BLAKE SCHOLL, BOOM SUPERSONIC CEO AND FOUNDER: "Overture will take sixty-five passengers across oceans at twice the speed of any airliner flying today."

Faster-than-the-speed-of-sound travel has not been seen since the SST Concorde was flown by British Airways and Air France in the 1970s.

Boom Supersonic wants to change that.

SCHOLL: "Well, we have to remember that Concorde was designed 60 years ago with slide rules and drafting paper and wind tunnels and converted military engines and now we have literally a half century of progress in basic aerospace technologies.”
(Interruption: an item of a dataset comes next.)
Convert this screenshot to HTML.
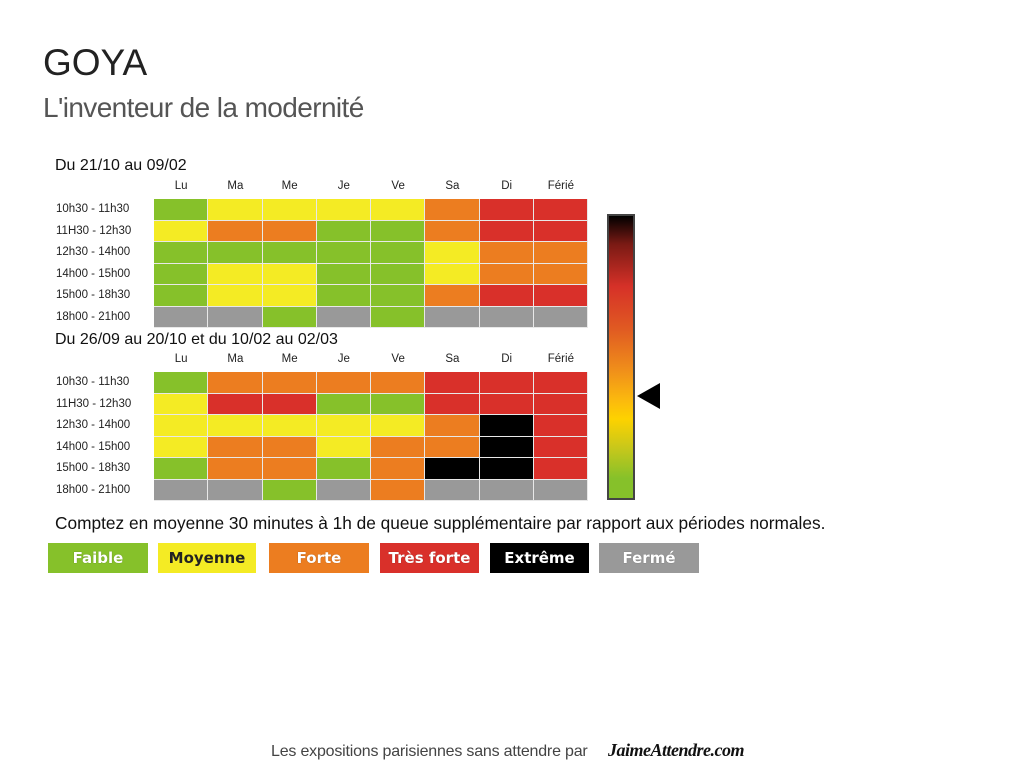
<!DOCTYPE html>
<html><head><meta charset="utf-8">
<style>
body{margin:0;width:1024px;height:768px;background:#fff;position:relative;overflow:hidden;font-family:"Liberation Sans",sans-serif;}
.abs{position:absolute;white-space:nowrap;}
.cell{position:absolute;box-sizing:border-box;border-right:1px solid #e8e8e8;border-bottom:1px solid #e8e8e8;}
.lbl{position:absolute;font-size:11.5px;color:#222;}
.leg{position:absolute;top:543px;height:30px;font-size:15px;font-weight:bold;font-family:"DejaVu Sans","Liberation Sans",sans-serif;display:flex;align-items:center;justify-content:center;color:#fff;text-shadow:0 0 1px rgba(0,0,0,.4);}
</style></head>
<body>
<div class="abs" style="left:43px;top:42px;font-size:37px;color:#222;">GOYA</div>
<div class="abs" style="left:43px;top:92px;font-size:28px;color:#555;font-weight:300;letter-spacing:-0.6px;">L'inventeur de la modernité</div>
<div class="abs" style="left:55px;top:157px;font-size:16px;color:#111;">Du 21/10 au 09/02</div>
<div class="abs" style="left:55px;top:331px;font-size:16px;color:#111;">Du 26/09 au 20/10 et du 10/02 au 02/03</div>
<div id="grids"></div>
<div class="abs" style="left:607px;top:214px;width:24px;height:282px;border:2px solid #444;background:linear-gradient(to bottom,#000 0%,#7a1a14 10%,#d63128 25%,#e05a22 40%,#f0901a 55%,#fbb80e 65%,#fdd200 72%,#c9c81a 82%,#86c12a 93%,#86c12a 100%);"></div>
<svg class="abs" style="left:636px;top:382px;" width="26" height="28"><polygon points="1,14 24,1 24,27" fill="#000"/></svg>
<div class="abs" style="left:55px;top:513px;font-size:17.3px;color:#111;">Comptez en moyenne 30 minutes à 1h de queue supplémentaire par rapport aux périodes normales.</div>
<div class="leg" style="left:48px;width:100px;background:#86c12a;">Faible</div>
<div class="leg" style="left:158px;width:98px;background:#f4eb24;color:#222;text-shadow:none;">Moyenne</div>
<div class="leg" style="left:269px;width:100px;background:#ec7d20;">Forte</div>
<div class="leg" style="left:380px;width:99px;background:#d9302a;">Très forte</div>
<div class="leg" style="left:490px;width:99px;background:#000;">Extrême</div>
<div class="leg" style="left:599px;width:100px;background:#999;">Fermé</div>
<div class="abs" style="left:271px;top:743px;font-size:16px;color:#444;font-weight:300;letter-spacing:-0.2px;">Les expositions parisiennes sans attendre par</div>
<div class="abs" style="left:608px;top:740px;font-size:18px;color:#111;font-style:italic;font-weight:bold;font-family:'Liberation Serif',serif;letter-spacing:-0.5px;">JaimeAttendre.com</div>
<script>
const days=["Lu","Ma","Me","Je","Ve","Sa","Di","Férié"];
const slots=["10h30 - 11h30","11H30 - 12h30","12h30 - 14h00","14h00 - 15h00","15h00 - 18h30","18h00 - 21h00"];
const levelColors=["#86c12a","#f4eb24","#ec7d20","#d9302a","#000000","#999999"];
const grid1=[
[0,1,1,1,1,2,3,3],
[1,2,2,0,0,2,3,3],
[0,0,0,0,0,1,2,2],
[0,1,1,0,0,1,2,2],
[0,1,1,0,0,2,3,3],
[5,5,0,5,0,5,5,5]];
const grid2=[
[0,2,2,2,2,3,3,3],
[1,3,3,0,0,3,3,3],
[1,1,1,1,1,2,4,3],
[1,2,2,1,2,2,4,3],
[0,2,2,0,2,4,4,3],
[5,5,0,5,2,5,5,5]];
const root=document.getElementById('grids');
const X0=154,CW=54.25,RH=21.5;
function draw(data,top){
  days.forEach((d,i)=>{
    const e=document.createElement('div');
    e.className='lbl';
    
    
    e.style.left=(X0+i*CW)+'px';e.style.width=CW+'px';e.style.textAlign='center';e.style.top=(top-19)+'px';
    e.textContent=d;root.appendChild(e);
  });
  slots.forEach((s,r)=>{
    const e=document.createElement('div');
    e.className='lbl';
    
    
    e.style.left='56px';e.style.top=(top+r*RH+4)+'px';
    e.textContent=s;root.appendChild(e);
    data[r].forEach((v,c)=>{
      const k=document.createElement('div');
      k.className='cell';
      
      
      k.style.left=(X0+c*CW)+'px';k.style.top=(top+r*RH)+'px';
      k.style.width=CW+'px';k.style.height=RH+'px';
      k.style.background=levelColors[v];
      root.appendChild(k);
    });
  });
}
draw(grid1,199);
draw(grid2,372);
</script>
</body></html>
The Boom Overture is expected to fly passengers from New York to London in just over three-and-a-half hours, Newark to Frankfurt in four, and eventually, San Francisco to Tokyo in just six.

Boom is building a 1/3 scale prototype of the aircraft and hopes to begin test flights in 2022.

BILL SHOEMAKER, BOOM SUPERSONIC CHIEF TEST PILOT: "From the airplane standpoint, in the lead into first flight, we're going to try and put the airplane through its paces as much as we can on the ground. We want to put the airplane through a set of conditions that are as representative of a flight as we possibly can. So by doing that, we're left with as few surprises as we can possibly have in flight.”

The company also plans to break ground for an Overture factory in 2022, with planes rolling off the assembly line in 2025, followed by the first passenger flights in 2029.

Scholl said the plane will run on 100% sustainable aviation fuel, built from carbon that has been removed from the atmosphere.

United Airlines has a provisional agreement with Boom Supersonic to acquire 15 of its as-yet undeveloped aircraft, with an option to acquire 35 more.

SCHOLL: "You know our ultimate goal is high speed flight for everybody. To make the fastest flight also the most affordable.”